▶ [SUPPLIED INFORMATION]:

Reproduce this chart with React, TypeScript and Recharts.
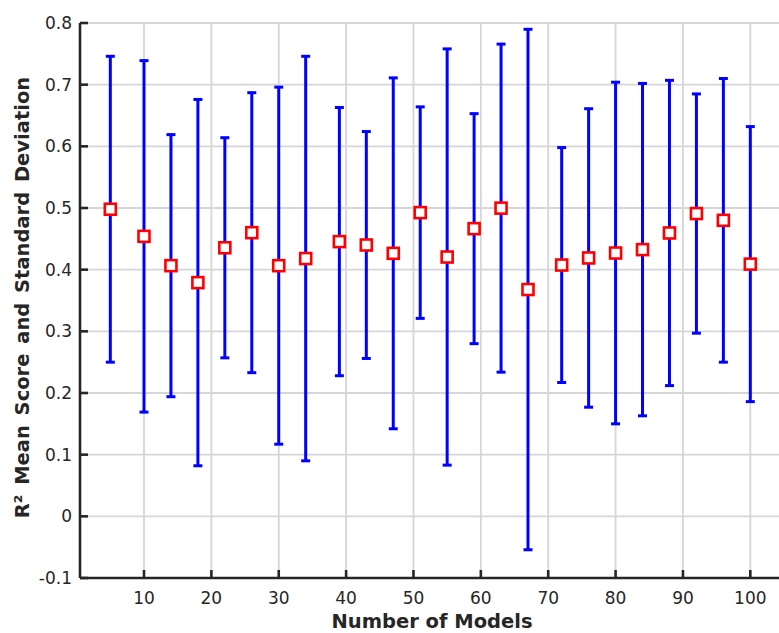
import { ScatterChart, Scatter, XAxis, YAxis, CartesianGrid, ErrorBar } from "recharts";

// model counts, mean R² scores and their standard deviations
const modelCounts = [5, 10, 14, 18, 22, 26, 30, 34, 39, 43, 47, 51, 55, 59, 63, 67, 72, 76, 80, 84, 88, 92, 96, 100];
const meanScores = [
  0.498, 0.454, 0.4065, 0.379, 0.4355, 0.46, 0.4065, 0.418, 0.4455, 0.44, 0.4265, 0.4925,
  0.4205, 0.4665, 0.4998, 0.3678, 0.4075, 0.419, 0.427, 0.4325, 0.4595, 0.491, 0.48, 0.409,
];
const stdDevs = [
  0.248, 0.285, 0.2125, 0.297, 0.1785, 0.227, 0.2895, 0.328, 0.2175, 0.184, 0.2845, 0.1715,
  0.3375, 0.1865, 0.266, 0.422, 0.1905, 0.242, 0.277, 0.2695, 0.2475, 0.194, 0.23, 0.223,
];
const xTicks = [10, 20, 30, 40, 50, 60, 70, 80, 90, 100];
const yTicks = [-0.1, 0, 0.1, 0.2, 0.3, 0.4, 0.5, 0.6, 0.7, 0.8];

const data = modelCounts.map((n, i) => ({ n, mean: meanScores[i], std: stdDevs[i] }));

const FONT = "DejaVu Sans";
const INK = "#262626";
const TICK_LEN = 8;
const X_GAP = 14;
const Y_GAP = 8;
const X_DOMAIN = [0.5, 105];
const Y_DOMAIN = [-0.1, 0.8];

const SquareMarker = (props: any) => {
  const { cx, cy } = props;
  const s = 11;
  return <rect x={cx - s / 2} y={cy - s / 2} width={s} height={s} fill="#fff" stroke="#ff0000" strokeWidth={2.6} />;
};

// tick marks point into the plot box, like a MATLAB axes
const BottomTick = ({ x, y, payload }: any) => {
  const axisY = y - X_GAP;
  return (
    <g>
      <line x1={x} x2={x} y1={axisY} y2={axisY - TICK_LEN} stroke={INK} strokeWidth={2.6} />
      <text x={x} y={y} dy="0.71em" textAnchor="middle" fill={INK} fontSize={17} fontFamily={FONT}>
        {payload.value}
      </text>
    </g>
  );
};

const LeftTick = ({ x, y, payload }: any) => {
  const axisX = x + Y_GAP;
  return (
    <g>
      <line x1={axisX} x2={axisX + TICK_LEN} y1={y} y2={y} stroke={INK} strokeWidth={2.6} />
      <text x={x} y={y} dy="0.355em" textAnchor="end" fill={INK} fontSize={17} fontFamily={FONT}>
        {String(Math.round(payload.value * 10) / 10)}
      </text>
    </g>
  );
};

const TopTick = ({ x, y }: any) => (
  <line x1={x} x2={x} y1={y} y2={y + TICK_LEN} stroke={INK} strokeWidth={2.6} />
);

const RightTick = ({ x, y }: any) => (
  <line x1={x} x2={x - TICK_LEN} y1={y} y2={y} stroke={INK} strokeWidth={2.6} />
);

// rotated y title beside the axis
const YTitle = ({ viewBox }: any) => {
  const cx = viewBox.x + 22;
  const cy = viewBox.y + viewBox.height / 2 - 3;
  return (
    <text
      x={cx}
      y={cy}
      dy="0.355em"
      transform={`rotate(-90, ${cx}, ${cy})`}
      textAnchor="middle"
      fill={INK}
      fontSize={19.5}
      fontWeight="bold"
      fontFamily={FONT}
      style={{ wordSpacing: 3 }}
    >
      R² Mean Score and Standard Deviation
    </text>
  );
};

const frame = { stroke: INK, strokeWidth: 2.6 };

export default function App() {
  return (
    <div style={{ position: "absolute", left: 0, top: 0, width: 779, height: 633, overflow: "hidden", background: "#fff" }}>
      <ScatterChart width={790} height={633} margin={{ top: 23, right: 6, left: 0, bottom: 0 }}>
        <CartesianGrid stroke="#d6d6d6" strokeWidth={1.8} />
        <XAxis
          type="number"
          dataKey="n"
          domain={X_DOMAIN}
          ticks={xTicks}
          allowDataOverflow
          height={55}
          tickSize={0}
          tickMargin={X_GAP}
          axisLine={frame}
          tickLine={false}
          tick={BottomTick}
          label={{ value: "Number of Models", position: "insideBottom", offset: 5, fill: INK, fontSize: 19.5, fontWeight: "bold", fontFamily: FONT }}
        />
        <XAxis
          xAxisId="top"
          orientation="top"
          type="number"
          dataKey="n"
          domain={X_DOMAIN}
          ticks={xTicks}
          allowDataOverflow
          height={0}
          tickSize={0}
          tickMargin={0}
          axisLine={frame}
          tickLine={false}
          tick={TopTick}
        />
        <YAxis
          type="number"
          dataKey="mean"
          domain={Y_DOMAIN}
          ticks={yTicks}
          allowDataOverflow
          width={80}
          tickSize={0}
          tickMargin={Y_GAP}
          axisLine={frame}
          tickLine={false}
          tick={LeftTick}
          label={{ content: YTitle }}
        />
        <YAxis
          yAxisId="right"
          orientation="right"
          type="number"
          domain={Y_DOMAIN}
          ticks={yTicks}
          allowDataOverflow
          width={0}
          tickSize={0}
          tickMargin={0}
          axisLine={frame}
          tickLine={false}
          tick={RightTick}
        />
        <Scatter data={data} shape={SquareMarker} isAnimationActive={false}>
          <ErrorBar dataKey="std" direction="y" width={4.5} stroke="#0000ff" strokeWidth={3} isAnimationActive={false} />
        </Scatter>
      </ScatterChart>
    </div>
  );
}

▶ [EXERCISE REQUIREMENTS]: From the first line above to the line containing "YAxis, CartesianGrid, ErrorBar", repeat each line exactly. Pictures stay out.

▶ [RESPONSE BELOW]:
Reproduce this chart with React, TypeScript and Recharts.
import { ScatterChart, Scatter, XAxis, YAxis, CartesianGrid, ErrorBar } from "recharts";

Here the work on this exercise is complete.